A l’issue d’un travail de plusieurs mois, la mission d’information du Sénat examinant l’intérêt et les formes possibles de mise en place d’un revenu de base en France a publié un long rapport sur le sujet, mercredi 19 octobre. Celui-ci préconise la mise en place d’une expérimentation, dans des départements volontaires, de plusieurs modalités de mise en place d’un revenu de base d’un montant équivalant à l’actuel RSA socle (près de 520 euros), sur une durée de trois ans.

Marc de Basquiat, économiste et président de l’Association pour l’instauration d’un revenu d’existence (AIRE), salue la démarche des sénateurs, qui prend « acte [de] l’intérêt d’un revenu de base » mais tempère celui d’une expérimentation partielle. Pour lui, l’instauration d’un revenu de base est nécessairement conditionnée à une réforme fiscale. Il recommande notamment de remplacer l’actuel impôt sur le revenu par un impôt à taux unique autour de 23 % prélevé chaque mois dès le premier euro de revenu. En contrepartie, tous les citoyens recevraient individuellement et sans condition une somme de près de 480 euros.

Le rapport d’information préconise la mise en place d’une expérimentation d’un revenu de base dans certains départements volontaires, afin d’en mesurer les effets, mais en laissant de côté la question de son financement, qu’en pensez-vous ?

Marc de Basquiat : tout d’abord il y a des points très positifs dans ce rapport : il acte et reconnaît l’intérêt théorique du revenu de base, il valide de plus le fait que ce soit une réforme de nature fiscale et pas simplement sociale.

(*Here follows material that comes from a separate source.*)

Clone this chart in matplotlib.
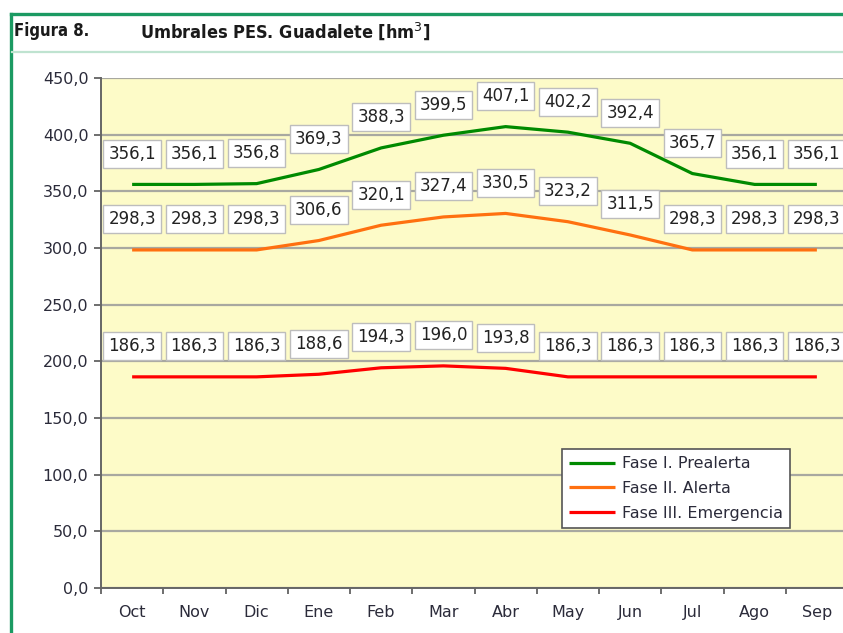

Cependant, pour moi, l’expérimentation recommandée par ce rapport n’est pas celle d’un revenu de base. Un revenu de base est par définition distribué tout au long de la vie, à tout le monde, et change la fiscalité. Ici ce n’est pas du tout le cas : les sénateurs avancent l’idée d’un échantillon de personnes âgées de 18 à 65 ans tirées au sort et à qui on donnerait 500 euros pendant trois ans. Il me paraît clairement impossible de tester les effets d’un revenu de base sur une échelle limitée de temps et de personnes.

L’expérimentation ne permettrait-elle pas au moins de voir quelles seraient les conséquences d’un revenu de base sur le rapport au salariat des individus, sur la lutte contre la précarité et le retour à l’emploi ?

On ne va pas apprendre grand-chose avec une expérimentation, on va juste constater des choses positives. C’est sûr, avec un revenu de base garanti, les gens se soignent mieux, ils sont en meilleure santé, ils mangent mieux. Je ne suis pas opposé à cette expérimentation au fond, mais on sait juste que ça ne répondra pas à l’ensemble des questions qu’on se pose sur les effets de la mise en place d’un vrai revenu de base, universel et inconditionnel.

Dans les années 1970, le Canada et les Etats-Unis ont mené d’importantes expérimentations sur ce sujet, il y a eu des résultats très satisfaisants. On a vu que les gens ne s’arrêtaient pas de travailler même s’ils touchaient une rémunération sans condition, que les jeunes faisaient des études plus longues, etc. Mais à l’issue de l’expérimentation, rien n’a été mis en place à long terme. Entre l’expérience et la réforme politique globale il y a un fossé que les gouvernements ne franchissent malheureusement pas.

Le problème, c’est justement que l’instauration d’un revenu de base à l’échelle nationale représente un changement radical de politique. Ne reprocherait-on pas à un gouvernement de se lancer directement dans une telle réforme sans l’avoir testée à une plus petite échelle ?

Les politiques ont besoin de montrer qu’ils avancent. Ce sujet du revenu de base est énorme, une telle réforme ne se fera pas en un mandat de cinq ans, alors forcément il faut qu’il y ait des étapes techniques, et là c’est très compliqué. L’idée d’avancer pas à pas dans une prise de conscience de cette solution est bonne.

Lancer une expérimentation, ça contribue à la pédagogie de l’idée et c’est très bien. Mais si on regarde d’un point de vue scientifique, on sait que ce sera assez pauvre. On n’aura que du conditionnel, il est trop compliqué d’avoir une expérience qui donnera des projections claires. Les résultats seront forcément biaisés, puisque l’individu testé sait qu’il ne percevra ce revenu que pour trois ans. Du coup, les résultats changent. Il sait aussi que les gens à côté de lui ne l’ont pas, en conséquence on n’a pas du tout les mêmes résultats. Alors, oui, une expérimentation peut atténuer les craintes de certains (sur l’arrêt du travail des salariés par exemple, ou sur un soi-disant assistanat), ça peut rassurer, mais ça ne permettra pas d’avancer. Il ne faudra surtout pas s’arrêter à ces résultats.